Some of the highest dust levels in the area – more than a hundred times the amounts that would require immediate government action in the United States – have been recorded by the local health workers at a densely populated settlement called Gemini. The playground of the biggest school in Mmafefe is still littered with small heaps of blue dust. The health project has scrupulously documented the number of buildings made of asbestos brick and plaster. These include 603 out of the 1 724 houses in the village, seven of the 12 schools, the local post office, the offices of the tribal authority and many of the churches. Health workers have conducted an extensive series of X-rays and lung function tests among the population. Although final results have not yet been collated, preliminary indications are that each family in the village could have at least one member with an asbestos-related disease.
Since 1978 former miners have been able to claim compensation, in terms of the Occupational Diseases in Mines and Works Act, for lung cancer and mesothelioma contracted during their working lives. Whites get R33 207 and a pension of R500 a month; blacks can claim a lumps sum of just over R2 000. Apart from the vast discrimination in the system, a major problem facing the Mmafefe health project is that old miners are effectively prevented from claiming compensation by a clause in the law which says victims must prove they were in the regular employ of a mining company. Under the system of ”working for stock”, payrolls and wage records were seldom kept. ”Even if the area was cleaned up tomorrow, we know that people will still be dying by the middle of the next century,” says Zacharia Mabiletsa, a full-time worker for the project.

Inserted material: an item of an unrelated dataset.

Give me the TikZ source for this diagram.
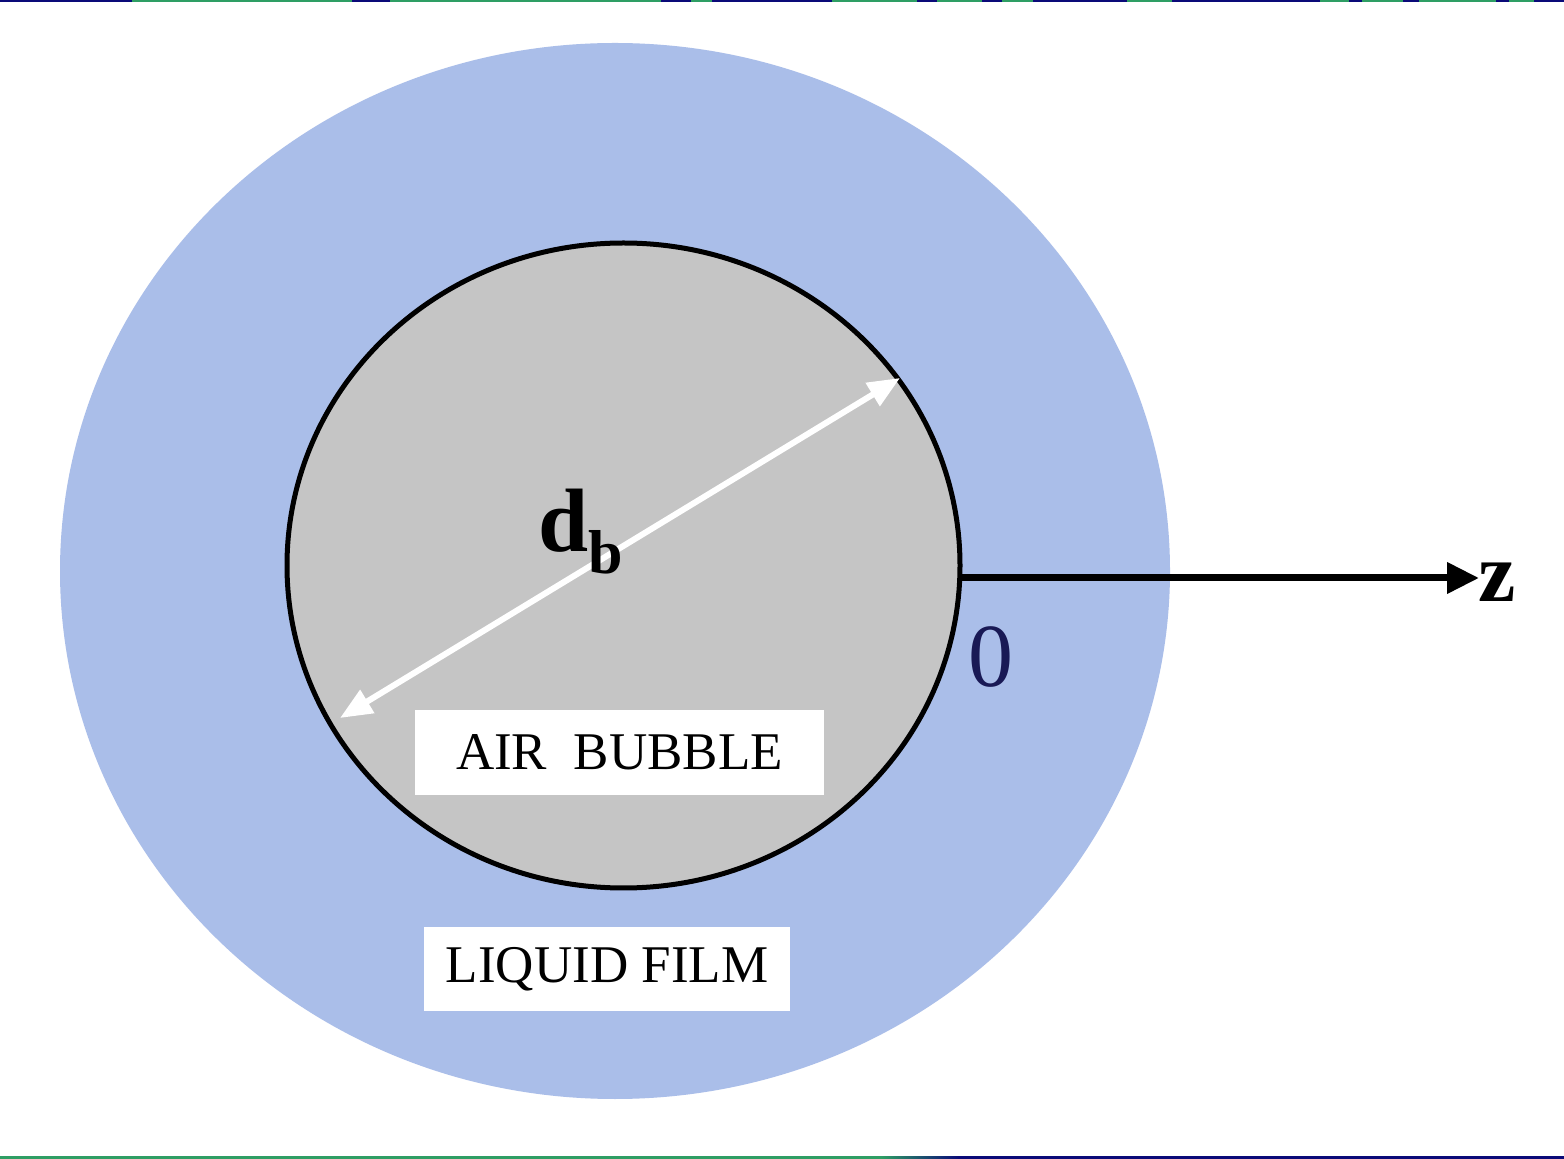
\documentclass[tikz,border=0pt]{standalone}
\usepackage{fontspec}
\setmainfont{Liberation Serif}
\usetikzlibrary{arrows.meta}
\definecolor{film}{RGB}{170,190,233}
\definecolor{bubble}{RGB}{197,197,197}
\definecolor{navy}{RGB}{10,10,120}
\definecolor{rulegreen}{RGB}{46,158,100}
\definecolor{zeroblue}{RGB}{25,25,85}
\tikzset{
  labelbox/.style={fill=white, inner sep=0pt, font=\fontsize{26.5}{30}\selectfont},
  whitetip/.style={Triangle[length=16pt,width=13pt]},
}
\begin{document}
\begin{tikzpicture}[x=0.5pt,y=-0.5pt]
\useasboundingbox (0,0) rectangle (1564,1159);
\fill[white] (0,0) rectangle (1564,1159);
% top rule
\fill[navy] (0,0) rectangle (1564,2);
\foreach \a/\b in {132/352,390/661,691/712,832/917,937/982,1002/1033,1127/1172,1320/1349,1362/1403,1419/1496,1509/1534}
  \fill[rulegreen] (\a,0) rectangle (\b,2);
% bottom rule
\fill[rulegreen] (0,1156) rectangle (882,1159);
\shade[left color=rulegreen, right color=navy] (881,1156) rectangle (959,1159);
\fill[navy] (958,1156) rectangle (1564,1159);
% liquid film
\fill[film] (615,571) ellipse [x radius=555, y radius=528];
% bubble
\draw[line width=2.5pt, fill=bubble] (623.5,565.5) ellipse [x radius=336.5, y radius=322.5];
% diameter arrow
\coordinate (dl) at (340,718);
\coordinate (dr) at (900,378);
\draw[white, line width=3pt, {Triangle[length=16pt,width=13pt]}-{Triangle[length=16pt,width=13pt]}] (dl) -- (dr);
\node[font=\bfseries\fontsize{45}{50}\selectfont, inner sep=0pt, anchor=base west] (db) at (538,552) {d\raisebox{-0.24em}{\fontsize{31}{34}\selectfont b}};
% z axis
\coordinate (o) at (958,578);
\node[font=\bfseries\fontsize{42}{46}\selectfont, inner sep=0pt, anchor=base west] (z) at (1478,602) {z};
\draw[line width=3.5pt, -{Triangle[length=16pt,width=15pt]}] (o) -- (1479,578);
\node[font=\fontsize{45}{50}\selectfont, text=zeroblue, inner sep=0pt, anchor=base] (zero) at (991,687) {0};
% labels
\node[labelbox, minimum width=204.5pt, minimum height=42.5pt] (air) at (619.5,752.5) {AIR\ \ BUBBLE};
\node[labelbox, minimum width=183pt, minimum height=42pt] (liq) at (607,969) {LIQUID FILM};
\end{tikzpicture}
\end{document}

On the last day of our visit to Mmafefe, Mabiletsa took us to the house where I met Kaiser and his friend five years ago. The old man was still alive and could remember the time we first sat outside his home talking about the village and its problems. . ”Two years ago Mokhurane got very ill. It took about a month before he died,” said Kaizer. ”I visited him one night and the next morning he never woke up. We had no car to take him to the graveyard and no money to buy a coffin. Somebody went to a store in Magoebaskloof and bought a few planks and knocked them into the shape of a coffin. ”And after him there were so many who have died,” said Kaizer. ”In this village it is becoming a tradition to bury and forget. The difference between the death of a donkey and that of a friend is the same. Those who are responsible for his death do not know that something has died.” A local shopkeeper agreed to take Mokhurane’s make-shift coffin down to the cemetery where the villagers have buried their dead -many of them beneath tombstones made of ce¬ment and asbestos waste.